Ortadoğu labirentine bu şekilde giren Fransa, 40 yıl sonra Kıbrıs'a bir kez daha ayak bastı . Başkan Nasır'ın Süveyş Kanalı'nı millileştirme kararı üstüne 29 Ekim 1956'da İsrail saldırısıyla başlayan, iki gün sonra İngiltere ve Fransa'nın da katıldığı savaşla. Fransa o savaşta İngiltere'yle birlikte Kıbrıs'ı ana üs yaptı, 8 bin asker konuşlandırdı. Ve de onlarca savaş gemisi ile yüzlerce askeri uçak.
Grivas'tan Chirac'a
O tarihte Kıbrıs'ta Başpiskopos Makarios ve Yorgo Grivas komutasında EOKA'yı kuran Rumlar, İngilizler'e karşı silahlı mücadele başlatmışlardı. Grivas adaya gelen Fransızlar'a "Korkmayın, sizlere dostça davranacağız" güvencesi verdi.
Fransa Cumhurbaşkanı Chirac, 20 Temmuz'da, yani adanın kuzeyinde Barış Harekatı'nın 32'inci yıldönümünün kutlandığı gün, -EOKA'cı- Rum lider Papadopulos'a gönderdiği Lübnan'dan tahliyeye yardımları için "Teşekkür" mektubunda, "Fransa, size güvenebileceğini geçmişteki tecrübelerden biliyor" ifadesiyle, işte Kıbrıs'ta 90 ve 50 yıl önceki konaklamalarına gönderme yaptı.
Bütün bunları Rum yönetiminin Fransa'yla Baf'taki hava üssünü kullanma ve bir miktar asker bulundurma anlaşması imzalamak üzere olduğu haberleri çağrıştırdı.
Haberlerde, bu anlaşmaya Ankara'nın pek iyi gözle bakmadığı iddiaları da yer alıyor.
Ancak bize göre böyle bir işbirliğinin getirisi götürüsünden fazla olabilir.

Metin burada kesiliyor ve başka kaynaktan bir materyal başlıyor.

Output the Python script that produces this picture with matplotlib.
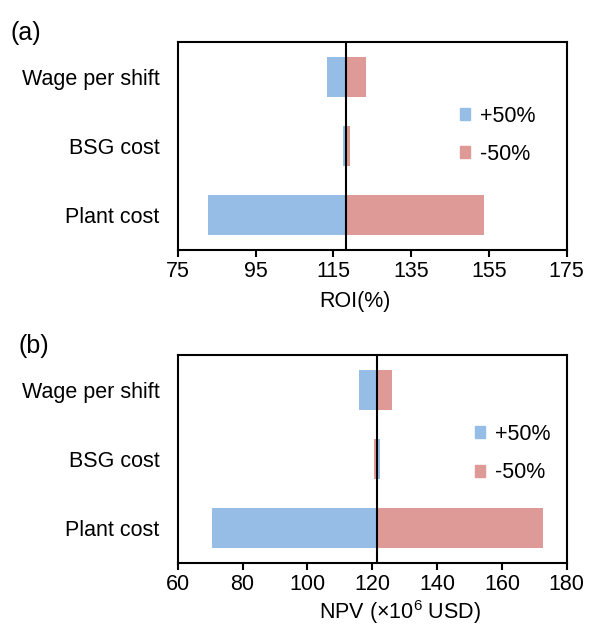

Kıbrıs'ı Ortadoğu'da varlığını güçlendirme politikalarının üssü yapmak isteyen Fransa, adadaki çözümsüzlüğün planları için ne denli tehlikeli olacağını böylece daha yakından anlayabilir. Tıpkı İngiltere gibi.
Ayrıca biraz ikinci planda kaldı ama Lübnan krizi, Türkiye-KKTC-Rum yönetimi üçgeninde havayı epeyce yumuşattı.
İmkanlarının çok üstünde insan akınıyla karşı karşıya kalan Rumlar'ın "imdat" çağrılarına yanıt KKTC ve Türkiye'den geldi. KKTC gemiler gönderip Beyrut'tan yüzlerce yabancıyı çıkardı, hatta bir bölümünü ağırladı. Türkiye ise Rumlar'ın nefes almaları için, Lübnan'dan kaçan Avustralyalılar'a, Amerikalılar'a, İsveçliler'e, Kanadalılar'a limanlarını ve kollarını açtı. Fransızlar'a da.
Chirac'ın tahliye operasyonları için sadece Papadopulos'a teşekkür etmesi pek önemli değil.
Türkiye'ye minnettarlığını da herhalde AB ile müzakerelerde limanlar konusunun krize dönüşmemesine yapacağı katkıyla gösterir. Umarız.